Pay raises for town employees, improvements to Menemsha Harbor and a change in the land agreement tied to the Squibnocket Beach project are all on the docket when Chilmark voters convene for a special town meeting Monday evening.

The Nov. 27 meeting is at the Chilmark Community Center. The opening gavel for the 16-article warrant is scheduled for 7:30 p.m. Longtime moderator Everett Poole will preside.

“I encourage everyone to attend all town meetings,” said executive secretary Tim Carroll. “It’s the purest form of New England democracy.”

First on the warrant is the land rights agreement at Squibnocket. Voters have already approved a 99-year lease for public access to an additional 1,250-foot stretch of beach west of the public beach.

Selectman Jim Malkin said the lease includes a right of way for Squibnocket Farm homeowners to travel over the parcels that include the beach, but the homeowners were concerned about the 99-year term of the lease. They offered the town perpetual rights to the beach, in exchange for a perpetual right of way.

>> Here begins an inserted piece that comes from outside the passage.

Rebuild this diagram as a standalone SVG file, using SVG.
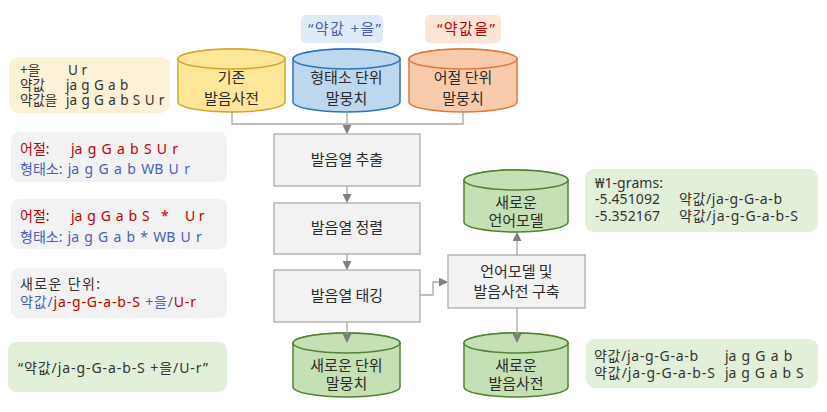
<svg xmlns="http://www.w3.org/2000/svg" width="827" height="412" viewBox="0 0 827 412">
<defs>
<style>
text{font-family:"Noto Sans","Noto Sans CJK KR",sans-serif;}
.n{font-family:"Noto Sans CJK KR","Noto Sans",sans-serif;font-size:15px;fill:#2b2b2b;text-anchor:middle;}
.s{font-size:14px;fill:#333;}
.a{font-size:13.5px;fill:#333;}
.red{fill:#c00000;}
.blue{fill:#4a5fb5;}
.proc{fill:#f2f2f2;stroke:#a6a6a6;stroke-width:1.2;}
.conn{fill:none;stroke:#a6a6a6;stroke-width:1.3;}
</style>
<marker id="ah" viewBox="0 0 10 10" refX="9" refY="5" markerWidth="9" markerHeight="9" markerUnits="userSpaceOnUse" orient="auto">
<path d="M0,0 L10,5 L0,10 z" fill="#7f7f7f"/>
</marker>
</defs>

<!-- label boxes -->
<g id="label-morph">
<rect x="301" y="15" width="82" height="28" rx="5" fill="#deebf7"/>
<text x="308" y="34" textLength="73" lengthAdjust="spacing" style="font-size:15px;fill:#4a5fb5">“약값 +을”</text>
</g>
<g id="label-eojeol">
<rect x="425" y="15" width="76" height="28" rx="5" fill="#fbe5d6"/>
<text x="437" y="34" textLength="58" lengthAdjust="spacing" style="font-size:15px;fill:#c00000">“약값을”</text>
</g>

<!-- cylinders -->
<g id="dict-existing">
<path d="M178,59 A53.5,10 0 0 1 285,59 V102 A53.5,10 0 0 1 178,102 Z" fill="#ffe699" stroke="#d4a72c" stroke-width="1.5"/>
<ellipse cx="231.5" cy="59" rx="53.5" ry="10" fill="#ffe699" stroke="#d4a72c" stroke-width="1.5"/>
<text x="231.5" y="83" class="n">기존</text>
<text x="231.5" y="104" class="n">발음사전</text>
</g>
<g id="corpus-morph">
<path d="M293,59 A53.5,10 0 0 1 400,59 V102 A53.5,10 0 0 1 293,102 Z" fill="#bdd7ee" stroke="#2e75b6" stroke-width="1.5"/>
<ellipse cx="346.5" cy="59" rx="53.5" ry="10" fill="#bdd7ee" stroke="#2e75b6" stroke-width="1.5"/>
<text x="346.5" y="83" class="n">형태소 단위</text>
<text x="346.5" y="104" class="n">말뭉치</text>
</g>
<g id="corpus-eojeol">
<path d="M409,59 A54,10 0 0 1 517,59 V102 A54,10 0 0 1 409,102 Z" fill="#f8cbad" stroke="#e0783a" stroke-width="1.5"/>
<ellipse cx="463" cy="59" rx="54" ry="10" fill="#f8cbad" stroke="#e0783a" stroke-width="1.5"/>
<text x="463" y="83" class="n">어절 단위</text>
<text x="463" y="104" class="n">말뭉치</text>
</g>
<g id="lm-new">
<path d="M464,180 A52,10 0 0 1 568,180 V222 A52,10 0 0 1 464,222 Z" fill="#c5e0b4" stroke="#548235" stroke-width="1.5"/>
<ellipse cx="516" cy="180" rx="52" ry="10" fill="#c5e0b4" stroke="#548235" stroke-width="1.5"/>
<text x="516" y="208" class="n">새로운</text>
<text x="516" y="226" class="n">언어모델</text>
</g>
<g id="dict-new">
<path d="M464,343 A52,10 0 0 1 568,343 V387 A52,10 0 0 1 464,387 Z" fill="#c5e0b4" stroke="#548235" stroke-width="1.5"/>
<ellipse cx="516" cy="343" rx="52" ry="10" fill="#c5e0b4" stroke="#548235" stroke-width="1.5"/>
<text x="516" y="371" class="n">새로운</text>
<text x="516" y="389" class="n">발음사전</text>
</g>
<g id="corpus-new">
<path d="M293,343 A53.5,10 0 0 1 400,343 V387 A53.5,10 0 0 1 293,387 Z" fill="#c5e0b4" stroke="#548235" stroke-width="1.5"/>
<ellipse cx="346.5" cy="343" rx="53.5" ry="10" fill="#c5e0b4" stroke="#548235" stroke-width="1.5"/>
<text x="346.5" y="371" class="n">새로운 단위</text>
<text x="346.5" y="389" class="n">말뭉치</text>
</g>

<!-- process boxes -->
<g id="extract">
<rect x="274" y="134" width="146" height="52" class="proc"/>
<text x="347" y="165" class="n">발음열 추출</text>
</g>
<g id="align">
<rect x="274" y="203" width="146" height="51" class="proc"/>
<text x="347" y="233" class="n">발음열 정렬</text>
</g>
<g id="tag">
<rect x="274" y="270" width="146" height="52" class="proc"/>
<text x="347" y="301" class="n">발음열 태깅</text>
</g>
<g id="build">
<rect x="448" y="255" width="137" height="53" class="proc"/>
<text x="516.5" y="277" class="n">언어모델 및</text>
<text x="516.5" y="297" class="n">발음사전 구축</text>
</g>

<!-- connectors -->
<g id="connectors">
<path d="M232,112 V124 H463 V112" class="conn"/>
<path d="M347,112 V133" class="conn" marker-end="url(#ah)"/>
<path d="M347,186 V202" class="conn" marker-end="url(#ah)"/>
<path d="M347,254 V269" class="conn" marker-end="url(#ah)"/>
<path d="M347,322 V342" class="conn" marker-end="url(#ah)"/>
<path d="M420,295 H433 V282 H447" class="conn" marker-end="url(#ah)"/>
<path d="M517,255 V233" class="conn" marker-end="url(#ah)"/>
<path d="M517,308 V342" class="conn" marker-end="url(#ah)"/>
</g>

<!-- annotation boxes -->
<g id="note-dict">
<rect x="9" y="57" width="161" height="56" rx="9" fill="#fdf1d7"/>
<text class="a" x="20" y="75">+을</text><text class="a" x="68" y="75">U r</text>
<text class="a" x="20" y="90">약값</text><text class="a" x="66" y="90" word-spacing="0.8">ja g G a b</text>
<text class="a" x="20" y="105">약값을</text><text class="a" x="66" y="105" word-spacing="0.85">ja g G a b S U r</text>
</g>
<g id="note-extract">
<rect x="11" y="132" width="216" height="50" rx="8" fill="#f2f2f2"/>
<text class="s red" x="20" y="154">어절:</text><text class="s red" x="71" y="154" word-spacing="1.6">ja g G a b S U r</text>
<text class="s blue" x="20" y="174" word-spacing="1.7">형태소: ja g G a b WB U r</text>
</g>
<g id="note-align">
<rect x="11" y="199" width="216" height="50" rx="8" fill="#f2f2f2"/>
<text class="s red" x="20" y="221">어절:</text><text class="s red" x="71" y="221" word-spacing="1.2">ja g G a b S</text><text class="s red" x="161" y="221">*</text><text class="s red" x="185" y="221">U r</text>
<text class="s blue" x="20" y="242" word-spacing="1.55">형태소: ja g G a b * WB U r</text>
</g>
<g id="note-tag">
<rect x="11" y="268" width="216" height="50" rx="8" fill="#f2f2f2"/>
<text class="s" x="20" y="289" textLength="80" lengthAdjust="spacing">새로운 단위:</text>
<text class="s" x="20" y="307" textLength="176" lengthAdjust="spacing"><tspan class="blue">약값/</tspan><tspan class="red">ja-g-G-a-b-S</tspan><tspan class="blue"> +을/</tspan><tspan class="red">U-r</tspan></text>
</g>
<g id="note-corpus">
<rect x="8" y="342" width="219" height="50" rx="8" fill="#e2efd9"/>
<text class="s" x="18" y="373" textLength="190" lengthAdjust="spacing">“약값/ja-g-G-a-b-S +을/U-r”</text>
</g>
<g id="note-lm">
<rect x="585" y="169" width="233" height="63" rx="9" fill="#e2efd9"/>
<text class="s" x="595" y="188" textLength="68" lengthAdjust="spacing">₩1-grams:</text>
<text class="s" x="595" y="204" textLength="65" lengthAdjust="spacing">-5.451092</text><text class="s" x="679" y="204" textLength="103" lengthAdjust="spacing">약값/ja-g-G-a-b</text>
<text class="s" x="595" y="221" textLength="65" lengthAdjust="spacing">-5.352167</text><text class="s" x="679" y="221" textLength="119" lengthAdjust="spacing">약값/ja-g-G-a-b-S</text>
</g>
<g id="note-dictnew">
<rect x="586" y="339" width="232" height="49" rx="9" fill="#e2efd9"/>
<text class="s" x="594" y="361" textLength="104" lengthAdjust="spacing">약값/ja-g-G-a-b</text><text class="s" x="725" y="361" word-spacing="1.5">ja g G a b</text>
<text class="s" x="594" y="378" textLength="121" lengthAdjust="spacing">약값/ja-g-G-a-b-S</text><text class="s" x="725" y="378" word-spacing="1.2">ja g G a b S</text>
</g>
</svg>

“What article one says to the town, is for the money that you’ve already paid, the $200,000, do you want to have a 99-year lease or do you want to own that beach in perpetuity,” Mr. Malkin said.

He said the change in the land agreement is a good deal for the town, but he expects there could be opposition, given the controversy over the Squibnocket Beach project to build a raised causeway to Squibnocket Farm.

“I would not be surprised if some of the opponents of the project attempted to confuse the issue and conflate it with the issue of the causeway project,” Mr. Malkin said. “It has nothing to do with that.”

In another article related to the Squibnocket project, voters will decide whether to spend additional funds on restoration of the beach, and construction of a new parking lot.

The article asks for $100,000 from Community Preservation Act funds, in addition to $343,000 already appropriated.

Selectmen awarded a contract last week to John Keene Excavation for the work.

Also on the warrant is a new compensation and classification study which, if adopted, would raise the salary of some town employees.

The human resources committee has been working on the study, which compares salaries with similar towns, for more than a year.

“It started because four employees

went to the selectmen and said it’s time that it be done,” said Jane Greene, chairman of the committee. “The selectmen agreed and we went forward. Our bylaws require that we look to see if we’re in line with the other towns on the Island. It’s a very important issue for the town, and it’s something that the employees feel strongly about and it’s time we moved forward.”

If the compensation and classification study is accepted by voters, they will be asked in a separate article to appropriate $130,000 to fund the salary and benefit increases.

Improvements to the Menemsha Harbor electrical system are expected to draw debate.

The town will ask voters to approve $350,000 to replace the main electrical system for the commercial fishing bulkhead at Dutcher Dock, and the feed lines to the transient yacht dock.

“This is to upgrade and replace the cables which are from 1988,” said Mr. Carroll. “Because there is a change in the code, we can’t just replace the wires. Our system in 1988 was built to code and maintained to code, but the new electrical wiring code as of January of this year is going to require anything new to have quite a bit more.”

The town will also ask voters to appropriate $126,000 to replace 42 pilings around Menemsha Basin.

Voters will also decide whether to spend $7,500 to pay for revaluation of properties, $10,000 for removal of dead or dangerous trees fro town roadways, and $25,000 for road improvements in Menemsha, as well as improvements to the Menemsha shuttle lot, and an additional $15,000 to expand the lot.

There are 998 registered voters in Chilmark. A quorum of 25 voters is required for the special town meeting.